Like most people, I’ve subjected myself, during a lengthy period of semi-vegetative existence, to the Soap Opera!  I can’t say, now, that it was entirely wasted time.  Like the vast majority of authors, I’m a people-watcher.  I never just see a person.  I analyse them, digging into their minds, their emotions.  In fact, ‘digging’ is a good word.  It’s like people are mines, containing precious elements,and the author is a miner, delving deep down to extract those treasures.  What’s that got to do with writing horror?  Well, in truth, it relates to all writing!  Yet I have never before used the treasures I mined quite as wholeheartedly as I am now.  Some genres of fiction let you get away with superficial characters, to some degree.  Placing them in situations which elicit strong emotional and psychological reactions, however, as in horror, you have to have stronger, more real characters, with the correct human responses.  And you can’t have everything pleasant outside of the danger periods.  You have to admit the friction always found between those who exist in a tight knit group.  In essence, a horror-based Soap Opera.

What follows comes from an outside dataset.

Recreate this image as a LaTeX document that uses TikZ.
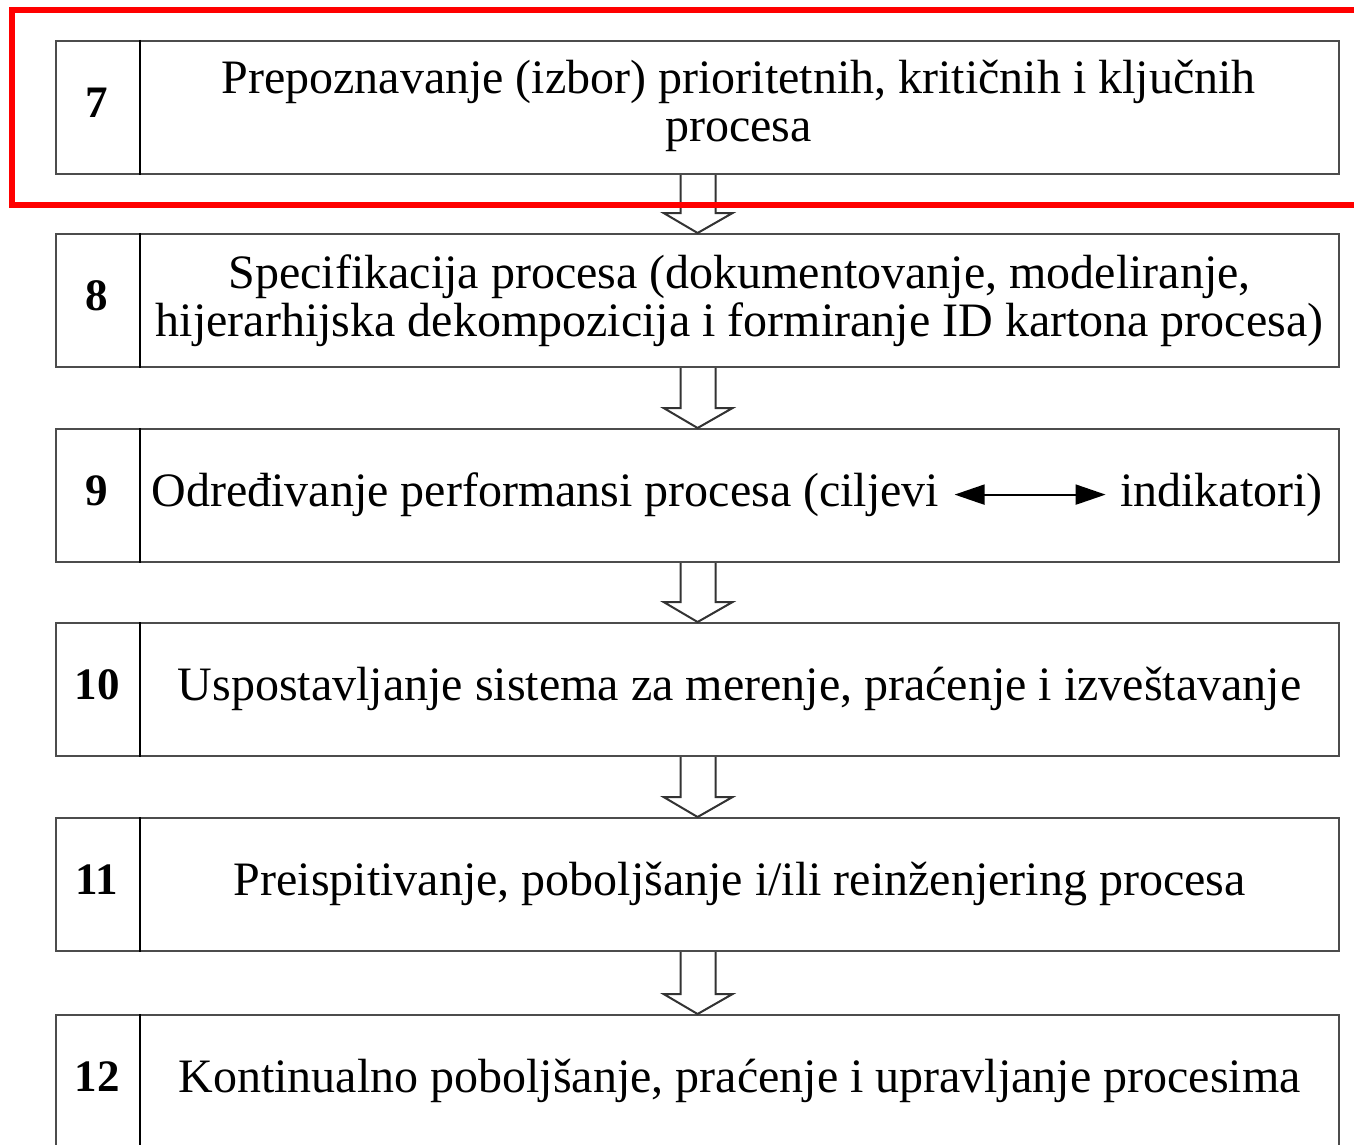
\documentclass[tikz,border=0pt]{standalone}
\usepackage{fontspec}
\setmainfont{Liberation Serif}
\usetikzlibrary{arrows.meta,calc}
\begin{document}
\begin{tikzpicture}[x=0.5pt,y=-0.5pt,
  rowbox/.style={draw=black!70, line width=1.1pt, minimum width=641.5pt,
    minimum height=66.5pt, inner sep=0pt, anchor=north west},
  divider/.style={draw=black, line width=0.8pt},
  numlabel/.style={font=\fontsize{22.5}{24}\selectfont\bfseries, inner sep=0pt},
  steptext/.style={font=\fontsize{24}{24}\selectfont, align=center, inner sep=0pt},
  blockarrow/.style={draw=black!80, line width=1pt, fill=white, line join=miter},
  biarrow/.style={draw=black, line width=1pt, {Triangle[length=15pt,width=10pt]}-{Triangle[length=15pt,width=10pt]}},
  highlight/.style={draw=red, line width=3pt}]
\useasboundingbox (0,0) rectangle (1354,1145);

% process steps
\foreach \n/\top in {7/40, 8/233, 9/428, 10/622, 11/817, 12/1014}{
  \node[rowbox] (row\n) at (55,\top) {};
  \draw[divider] ($(row\n.north west)+(85,0)$) -- ($(row\n.south west)+(85,0)$);
  \node[numlabel] (num\n) at ($(row\n.west)+(42,-5)$) {\n};
}

\node[steptext] (txt7) at ($(row7.center)+(41,-2)$) {Prepoznavanje (izbor) prioritetnih, kritičnih i ključnih\\procesa};
\node[steptext] (txt8) at ($(row8.center)+(42,0)$) {Specifikacija procesa (dokumentovanje, modeliranje,\\hijerarhijska dekompozicija i formiranje ID kartona procesa)};
\node[steptext, anchor=east] (txt9a) at ($(row9.center)+(242,-1)$) {Određivanje performansi procesa (ciljevi};
\node[steptext, anchor=west] (txt9b) at ($(row9.center)+(422,-1)$) {indikatori)};
\draw[biarrow] ($(txt9a.east)+(15,0)$) -- ($(txt9b.west)+(-14,0)$);
\node[steptext] (txt10) at ($(row10.center)+(42,-1)$) {Uspostavljanje sistema za merenje, praćenje i izveštavanje};
\node[steptext] (txt11) at ($(row11.center)+(42,-1)$) {Preispitivanje, poboljšanje i/ili reinženjering procesa};
\node[steptext] (txt12) at ($(row12.center)+(42,-1)$) {Kontinualno poboljšanje, praćenje i upravljanje procesima};

% hollow block arrows between consecutive steps
\foreach \a/\b in {7/8, 8/9, 9/10, 10/11, 11/12}{
  \path (row\a.south) coordinate (s) (row\b.north) coordinate (t);
  \draw[blockarrow] ($(s)+(-17,0)$) -- ($(t)+(-17,-20)$) -- ($(t)+(-34,-20)$)
    -- (t) -- ($(t)+(35,-20)$) -- ($(t)+(18,-20)$) -- ($(s)+(18,0)$);
}

% highlight frame around step 7
\draw[highlight] (12,10) rectangle (1420,205);
\end{tikzpicture}
\end{document}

I know that I’ve gone on, rather, in this post, but I’m nearly done now.  I want to close this post out by saying that I would never have discovered the deeper characterisations and the often mixed and confusing interplay of characters if I had continued to plod along writing those things I was most comfortable with!  By risking the experiment, I have discovered something not only about characters, but about myself, and some of my deficiencies as a writer in those more comfortable genres.  That’s why I’m hooked on the G1: The Guardians series.  It’s a Soap Opera I control (sort of), but it’s also much more.  I owe G1 a great debt.  I only hope that I can repay it in the tales to come.